• Stated exercise: Transcribe everything in the data word for word. Pictures are left out.
# # # #
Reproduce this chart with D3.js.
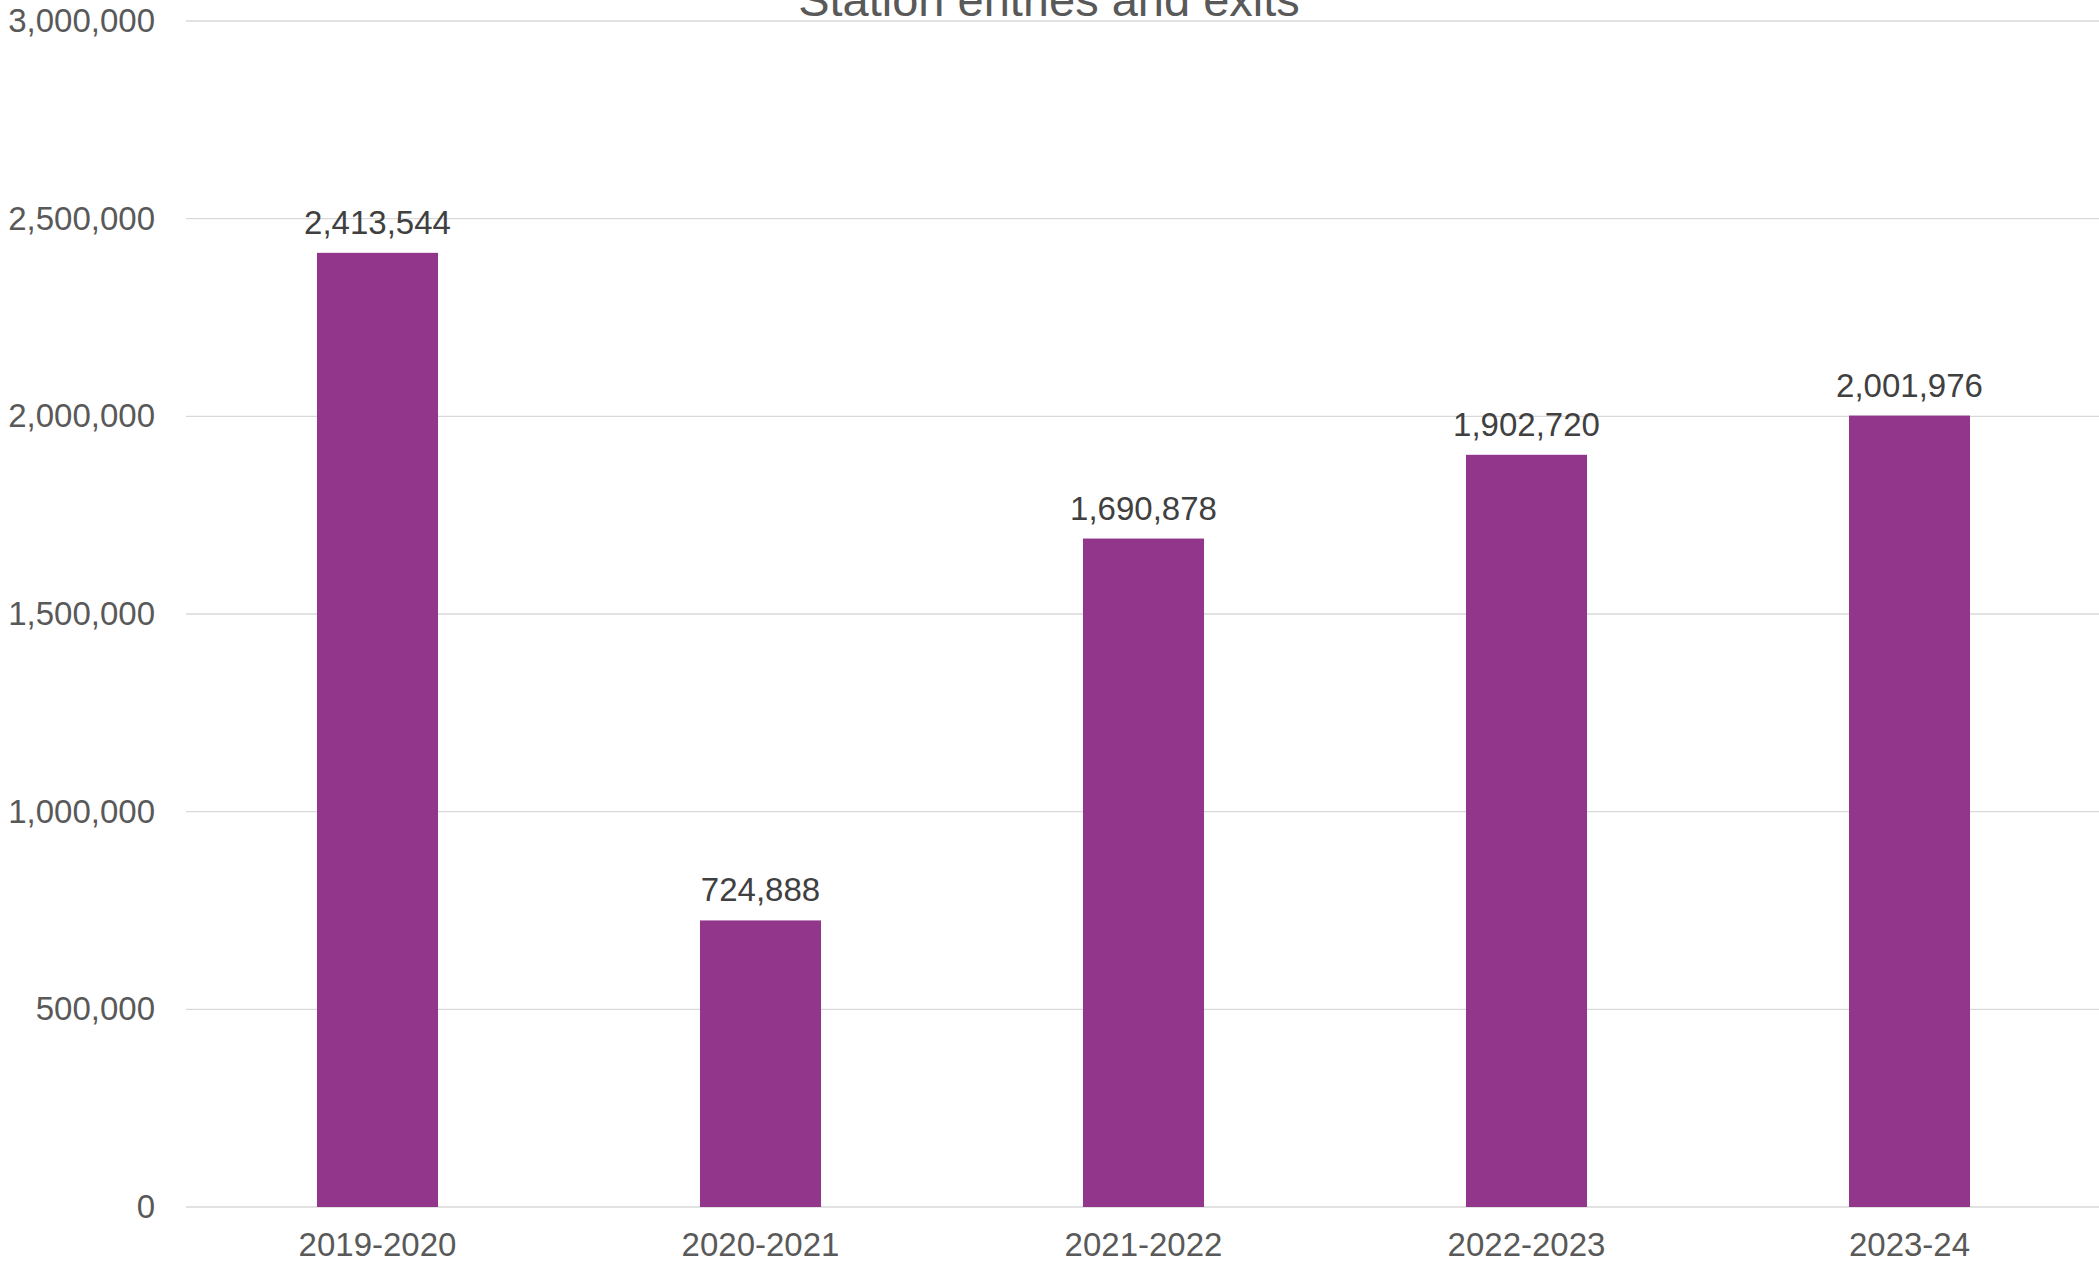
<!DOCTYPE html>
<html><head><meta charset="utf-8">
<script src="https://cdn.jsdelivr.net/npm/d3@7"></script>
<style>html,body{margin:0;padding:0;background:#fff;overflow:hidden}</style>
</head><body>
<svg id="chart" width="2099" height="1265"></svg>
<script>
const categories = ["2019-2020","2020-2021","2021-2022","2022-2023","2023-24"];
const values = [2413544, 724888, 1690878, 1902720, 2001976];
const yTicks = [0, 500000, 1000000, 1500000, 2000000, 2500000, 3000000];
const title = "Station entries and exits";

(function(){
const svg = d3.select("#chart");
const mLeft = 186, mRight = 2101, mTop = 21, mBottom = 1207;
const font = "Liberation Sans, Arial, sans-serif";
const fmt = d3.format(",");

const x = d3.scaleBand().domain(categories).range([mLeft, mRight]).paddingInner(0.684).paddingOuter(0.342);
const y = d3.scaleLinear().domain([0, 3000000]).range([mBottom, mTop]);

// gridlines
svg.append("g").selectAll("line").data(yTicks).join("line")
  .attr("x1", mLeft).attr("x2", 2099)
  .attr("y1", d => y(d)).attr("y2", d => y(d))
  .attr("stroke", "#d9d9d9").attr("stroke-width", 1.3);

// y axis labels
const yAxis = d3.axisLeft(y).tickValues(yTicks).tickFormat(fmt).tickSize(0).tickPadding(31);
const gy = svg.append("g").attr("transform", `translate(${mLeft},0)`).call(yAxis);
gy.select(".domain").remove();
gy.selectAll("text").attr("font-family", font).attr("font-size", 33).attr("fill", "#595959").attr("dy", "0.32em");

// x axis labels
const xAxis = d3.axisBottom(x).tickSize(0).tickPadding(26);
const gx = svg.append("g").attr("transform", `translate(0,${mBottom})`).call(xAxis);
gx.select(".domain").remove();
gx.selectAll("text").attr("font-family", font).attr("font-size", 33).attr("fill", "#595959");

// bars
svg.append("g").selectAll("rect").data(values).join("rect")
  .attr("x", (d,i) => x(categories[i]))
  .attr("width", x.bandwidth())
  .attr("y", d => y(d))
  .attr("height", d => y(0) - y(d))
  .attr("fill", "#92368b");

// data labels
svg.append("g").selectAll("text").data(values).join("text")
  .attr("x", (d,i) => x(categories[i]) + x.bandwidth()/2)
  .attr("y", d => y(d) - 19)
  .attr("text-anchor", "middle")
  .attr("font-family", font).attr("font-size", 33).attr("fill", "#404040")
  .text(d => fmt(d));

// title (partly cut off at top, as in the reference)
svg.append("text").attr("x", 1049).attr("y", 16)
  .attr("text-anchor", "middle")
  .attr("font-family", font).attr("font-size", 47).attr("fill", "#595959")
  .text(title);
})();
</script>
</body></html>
# # # #
• Answer to the exercise:
Reproduce this chart with D3.js.
<!DOCTYPE html>
<html><head><meta charset="utf-8">
<script src="https://cdn.jsdelivr.net/npm/d3@7"></script>
<style>html,body{margin:0;padding:0;background:#fff;overflow:hidden}</style>
</head><body>
<svg id="chart" width="2099" height="1265"></svg>
<script>
const categories = ["2019-2020","2020-2021","2021-2022","2022-2023","2023-24"];
const values = [2413544, 724888, 1690878, 1902720, 2001976];
const yTicks = [0, 500000, 1000000, 1500000, 2000000, 2500000, 3000000];
const title = "Station entries and exits";

(function(){
const svg = d3.select("#chart");
const mLeft = 186, mRight = 2101, mTop = 21, mBottom = 1207;
const font = "Liberation Sans, Arial, sans-serif";
const fmt = d3.format(",");

const x = d3.scaleBand().domain(categories).range([mLeft, mRight]).paddingInner(0.684).paddingOuter(0.342);
const y = d3.scaleLinear().domain([0, 3000000]).range([mBottom, mTop]);

// gridlines
svg.append("g").selectAll("line").data(yTicks).join("line")
  .attr("x1", mLeft).attr("x2", 2099)
  .attr("y1", d => y(d)).attr("y2", d => y(d))
  .attr("stroke", "#d9d9d9").attr("stroke-width", 1.3);

// y axis labels
const yAxis = d3.axisLeft(y).tickValues(yTicks).tickFormat(fmt).tickSize(0).tickPadding(31);
const gy = svg.append("g").attr("transform", `translate(${mLeft},0)`).call(yAxis);
gy.select(".domain").remove();
gy.selectAll("text").attr("font-family", font).attr("font-size", 33).attr("fill", "#595959").attr("dy", "0.32em");

// x axis labels
const xAxis = d3.axisBottom(x).tickSize(0).tickPadding(26);
const gx = svg.append("g").attr("transform", `translate(0,${mBottom})`).call(xAxis);
gx.select(".domain").remove();
gx.selectAll("text").attr("font-family", font).attr("font-size", 33).attr("fill", "#595959");

// bars
svg.append("g").selectAll("rect").data(values).join("rect")
  .attr("x", (d,i) => x(categories[i]))
  .attr("width", x.bandwidth())
  .attr("y", d => y(d))
  .attr("height", d => y(0) - y(d))
  .attr("fill", "#92368b");

// data labels
svg.append("g").selectAll("text").data(values).join("text")
  .attr("x", (d,i) => x(categories[i]) + x.bandwidth()/2)
  .attr("y", d => y(d) - 19)
  .attr("text-anchor", "middle")
  .attr("font-family", font).attr("font-size", 33).attr("fill", "#404040")
  .text(d => fmt(d));

// title (partly cut off at top, as in the reference)
svg.append("text").attr("x", 1049).attr("y", 16)
  .attr("text-anchor", "middle")
  .attr("font-family", font).attr("font-size", 47).attr("fill", "#595959")
  .text(title);
})();
</script>
</body></html>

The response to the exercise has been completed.